*PROBLEM STATEMENT*: Write out every line of the material as it stands, apart from the pictures.

*DATA SHOWN*:
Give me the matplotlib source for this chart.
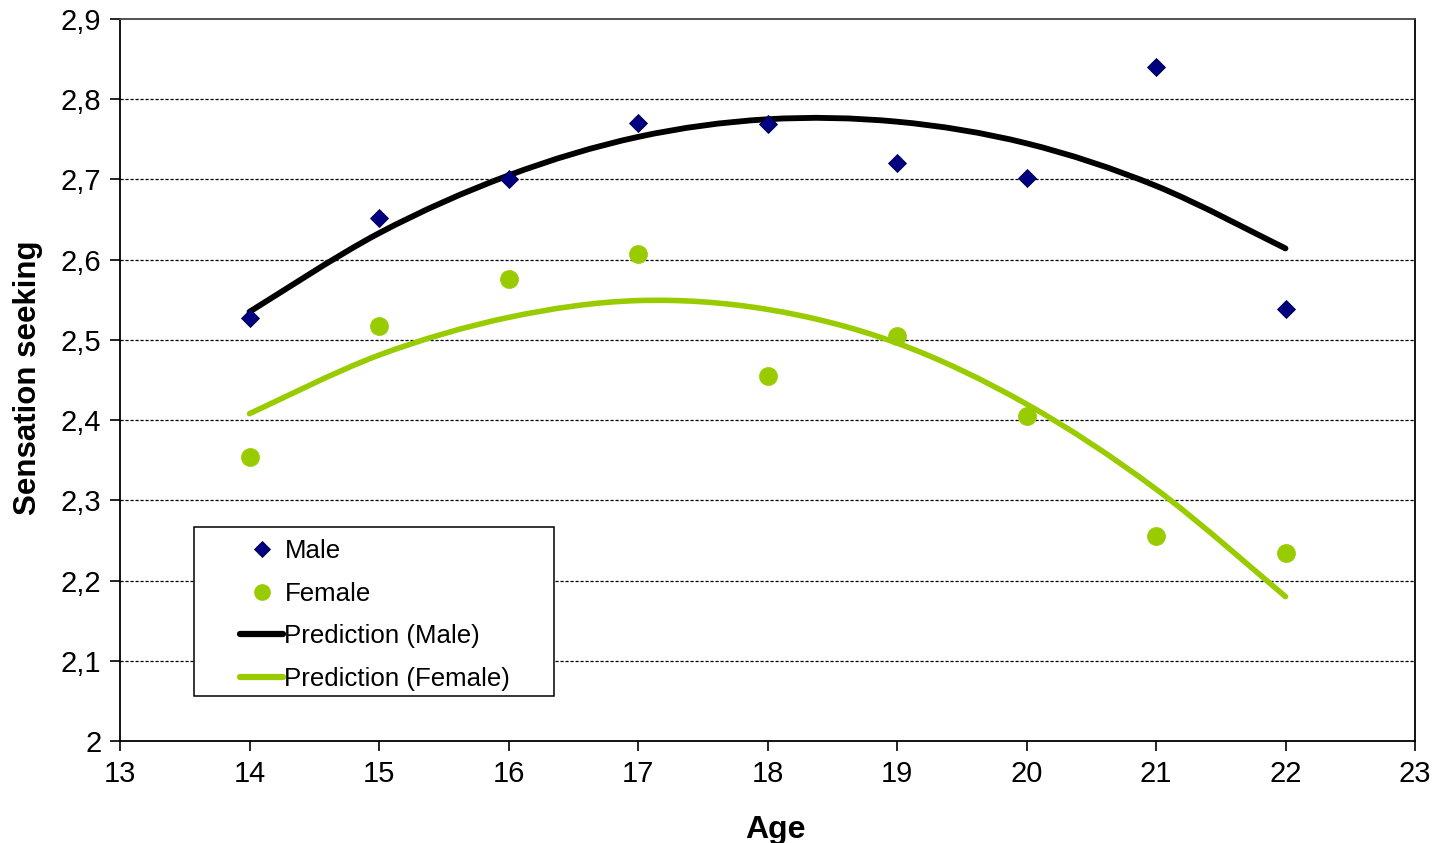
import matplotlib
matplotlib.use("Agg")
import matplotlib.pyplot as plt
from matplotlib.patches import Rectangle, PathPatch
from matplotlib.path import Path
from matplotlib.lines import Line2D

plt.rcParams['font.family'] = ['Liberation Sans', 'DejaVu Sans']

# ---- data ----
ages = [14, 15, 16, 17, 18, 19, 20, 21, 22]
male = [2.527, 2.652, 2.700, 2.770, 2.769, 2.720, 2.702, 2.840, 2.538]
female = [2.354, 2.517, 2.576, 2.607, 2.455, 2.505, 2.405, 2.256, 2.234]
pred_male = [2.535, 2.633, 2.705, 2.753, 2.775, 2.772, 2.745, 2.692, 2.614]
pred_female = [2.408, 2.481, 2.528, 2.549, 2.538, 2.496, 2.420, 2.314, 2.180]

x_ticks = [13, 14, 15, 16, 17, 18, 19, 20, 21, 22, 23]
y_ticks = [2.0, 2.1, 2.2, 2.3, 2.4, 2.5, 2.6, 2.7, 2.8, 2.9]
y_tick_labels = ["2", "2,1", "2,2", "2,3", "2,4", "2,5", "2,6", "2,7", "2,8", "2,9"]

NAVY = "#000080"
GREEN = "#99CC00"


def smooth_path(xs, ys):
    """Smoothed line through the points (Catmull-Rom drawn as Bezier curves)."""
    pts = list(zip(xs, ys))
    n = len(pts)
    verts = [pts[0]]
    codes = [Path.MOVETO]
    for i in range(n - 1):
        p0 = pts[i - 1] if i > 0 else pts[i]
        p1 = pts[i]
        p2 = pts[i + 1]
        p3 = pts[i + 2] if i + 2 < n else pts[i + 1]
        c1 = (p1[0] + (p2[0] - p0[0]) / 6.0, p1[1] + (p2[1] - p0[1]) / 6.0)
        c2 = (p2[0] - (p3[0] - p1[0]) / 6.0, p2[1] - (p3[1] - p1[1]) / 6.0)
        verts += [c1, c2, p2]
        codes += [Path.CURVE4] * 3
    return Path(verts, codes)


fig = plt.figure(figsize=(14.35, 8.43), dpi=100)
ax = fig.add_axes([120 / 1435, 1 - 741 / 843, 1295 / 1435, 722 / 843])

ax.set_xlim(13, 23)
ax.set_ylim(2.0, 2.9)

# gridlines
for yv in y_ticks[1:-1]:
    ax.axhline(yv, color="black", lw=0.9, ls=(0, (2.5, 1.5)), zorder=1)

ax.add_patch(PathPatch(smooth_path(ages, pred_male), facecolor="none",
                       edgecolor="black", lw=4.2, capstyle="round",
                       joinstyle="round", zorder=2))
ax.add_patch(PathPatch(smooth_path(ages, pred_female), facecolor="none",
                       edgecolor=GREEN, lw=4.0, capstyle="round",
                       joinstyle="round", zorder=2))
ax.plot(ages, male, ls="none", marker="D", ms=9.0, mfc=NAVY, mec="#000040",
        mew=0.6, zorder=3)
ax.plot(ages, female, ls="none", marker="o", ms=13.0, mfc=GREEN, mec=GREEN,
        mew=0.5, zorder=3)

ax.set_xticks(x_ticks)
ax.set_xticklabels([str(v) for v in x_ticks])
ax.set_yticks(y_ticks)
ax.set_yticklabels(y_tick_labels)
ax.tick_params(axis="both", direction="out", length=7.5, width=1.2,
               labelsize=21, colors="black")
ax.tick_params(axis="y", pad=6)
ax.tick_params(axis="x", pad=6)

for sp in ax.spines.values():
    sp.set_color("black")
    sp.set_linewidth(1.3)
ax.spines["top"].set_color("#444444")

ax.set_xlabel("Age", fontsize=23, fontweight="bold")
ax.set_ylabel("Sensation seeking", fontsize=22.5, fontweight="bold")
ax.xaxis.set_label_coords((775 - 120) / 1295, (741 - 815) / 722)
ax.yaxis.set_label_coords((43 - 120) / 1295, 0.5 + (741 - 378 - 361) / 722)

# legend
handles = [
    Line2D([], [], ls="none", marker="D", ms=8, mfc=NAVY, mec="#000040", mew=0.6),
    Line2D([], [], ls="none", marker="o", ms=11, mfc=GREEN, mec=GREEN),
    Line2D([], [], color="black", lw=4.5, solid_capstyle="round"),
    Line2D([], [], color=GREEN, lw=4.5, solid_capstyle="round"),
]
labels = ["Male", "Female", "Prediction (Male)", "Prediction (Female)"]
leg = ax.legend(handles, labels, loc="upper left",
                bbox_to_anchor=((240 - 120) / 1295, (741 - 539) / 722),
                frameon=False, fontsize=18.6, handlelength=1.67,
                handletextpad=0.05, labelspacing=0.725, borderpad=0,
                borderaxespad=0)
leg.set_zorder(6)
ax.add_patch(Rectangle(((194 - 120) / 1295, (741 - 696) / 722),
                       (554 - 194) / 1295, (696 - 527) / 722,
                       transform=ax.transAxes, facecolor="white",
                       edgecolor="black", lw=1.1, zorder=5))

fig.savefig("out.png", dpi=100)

*IN RESPONSE*:
Give me the matplotlib source for this chart.
import matplotlib
matplotlib.use("Agg")
import matplotlib.pyplot as plt
from matplotlib.patches import Rectangle, PathPatch
from matplotlib.path import Path
from matplotlib.lines import Line2D

plt.rcParams['font.family'] = ['Liberation Sans', 'DejaVu Sans']

# ---- data ----
ages = [14, 15, 16, 17, 18, 19, 20, 21, 22]
male = [2.527, 2.652, 2.700, 2.770, 2.769, 2.720, 2.702, 2.840, 2.538]
female = [2.354, 2.517, 2.576, 2.607, 2.455, 2.505, 2.405, 2.256, 2.234]
pred_male = [2.535, 2.633, 2.705, 2.753, 2.775, 2.772, 2.745, 2.692, 2.614]
pred_female = [2.408, 2.481, 2.528, 2.549, 2.538, 2.496, 2.420, 2.314, 2.180]

x_ticks = [13, 14, 15, 16, 17, 18, 19, 20, 21, 22, 23]
y_ticks = [2.0, 2.1, 2.2, 2.3, 2.4, 2.5, 2.6, 2.7, 2.8, 2.9]
y_tick_labels = ["2", "2,1", "2,2", "2,3", "2,4", "2,5", "2,6", "2,7", "2,8", "2,9"]

NAVY = "#000080"
GREEN = "#99CC00"


def smooth_path(xs, ys):
    """Smoothed line through the points (Catmull-Rom drawn as Bezier curves)."""
    pts = list(zip(xs, ys))
    n = len(pts)
    verts = [pts[0]]
    codes = [Path.MOVETO]
    for i in range(n - 1):
        p0 = pts[i - 1] if i > 0 else pts[i]
        p1 = pts[i]
        p2 = pts[i + 1]
        p3 = pts[i + 2] if i + 2 < n else pts[i + 1]
        c1 = (p1[0] + (p2[0] - p0[0]) / 6.0, p1[1] + (p2[1] - p0[1]) / 6.0)
        c2 = (p2[0] - (p3[0] - p1[0]) / 6.0, p2[1] - (p3[1] - p1[1]) / 6.0)
        verts += [c1, c2, p2]
        codes += [Path.CURVE4] * 3
    return Path(verts, codes)


fig = plt.figure(figsize=(14.35, 8.43), dpi=100)
ax = fig.add_axes([120 / 1435, 1 - 741 / 843, 1295 / 1435, 722 / 843])

ax.set_xlim(13, 23)
ax.set_ylim(2.0, 2.9)

# gridlines
for yv in y_ticks[1:-1]:
    ax.axhline(yv, color="black", lw=0.9, ls=(0, (2.5, 1.5)), zorder=1)

ax.add_patch(PathPatch(smooth_path(ages, pred_male), facecolor="none",
                       edgecolor="black", lw=4.2, capstyle="round",
                       joinstyle="round", zorder=2))
ax.add_patch(PathPatch(smooth_path(ages, pred_female), facecolor="none",
                       edgecolor=GREEN, lw=4.0, capstyle="round",
                       joinstyle="round", zorder=2))
ax.plot(ages, male, ls="none", marker="D", ms=9.0, mfc=NAVY, mec="#000040",
        mew=0.6, zorder=3)
ax.plot(ages, female, ls="none", marker="o", ms=13.0, mfc=GREEN, mec=GREEN,
        mew=0.5, zorder=3)

ax.set_xticks(x_ticks)
ax.set_xticklabels([str(v) for v in x_ticks])
ax.set_yticks(y_ticks)
ax.set_yticklabels(y_tick_labels)
ax.tick_params(axis="both", direction="out", length=7.5, width=1.2,
               labelsize=21, colors="black")
ax.tick_params(axis="y", pad=6)
ax.tick_params(axis="x", pad=6)

for sp in ax.spines.values():
    sp.set_color("black")
    sp.set_linewidth(1.3)
ax.spines["top"].set_color("#444444")

ax.set_xlabel("Age", fontsize=23, fontweight="bold")
ax.set_ylabel("Sensation seeking", fontsize=22.5, fontweight="bold")
ax.xaxis.set_label_coords((775 - 120) / 1295, (741 - 815) / 722)
ax.yaxis.set_label_coords((43 - 120) / 1295, 0.5 + (741 - 378 - 361) / 722)

# legend
handles = [
    Line2D([], [], ls="none", marker="D", ms=8, mfc=NAVY, mec="#000040", mew=0.6),
    Line2D([], [], ls="none", marker="o", ms=11, mfc=GREEN, mec=GREEN),
    Line2D([], [], color="black", lw=4.5, solid_capstyle="round"),
    Line2D([], [], color=GREEN, lw=4.5, solid_capstyle="round"),
]
labels = ["Male", "Female", "Prediction (Male)", "Prediction (Female)"]
leg = ax.legend(handles, labels, loc="upper left",
                bbox_to_anchor=((240 - 120) / 1295, (741 - 539) / 722),
                frameon=False, fontsize=18.6, handlelength=1.67,
                handletextpad=0.05, labelspacing=0.725, borderpad=0,
                borderaxespad=0)
leg.set_zorder(6)
ax.add_patch(Rectangle(((194 - 120) / 1295, (741 - 696) / 722),
                       (554 - 194) / 1295, (696 - 527) / 722,
                       transform=ax.transAxes, facecolor="white",
                       edgecolor="black", lw=1.1, zorder=5))

fig.savefig("out.png", dpi=100)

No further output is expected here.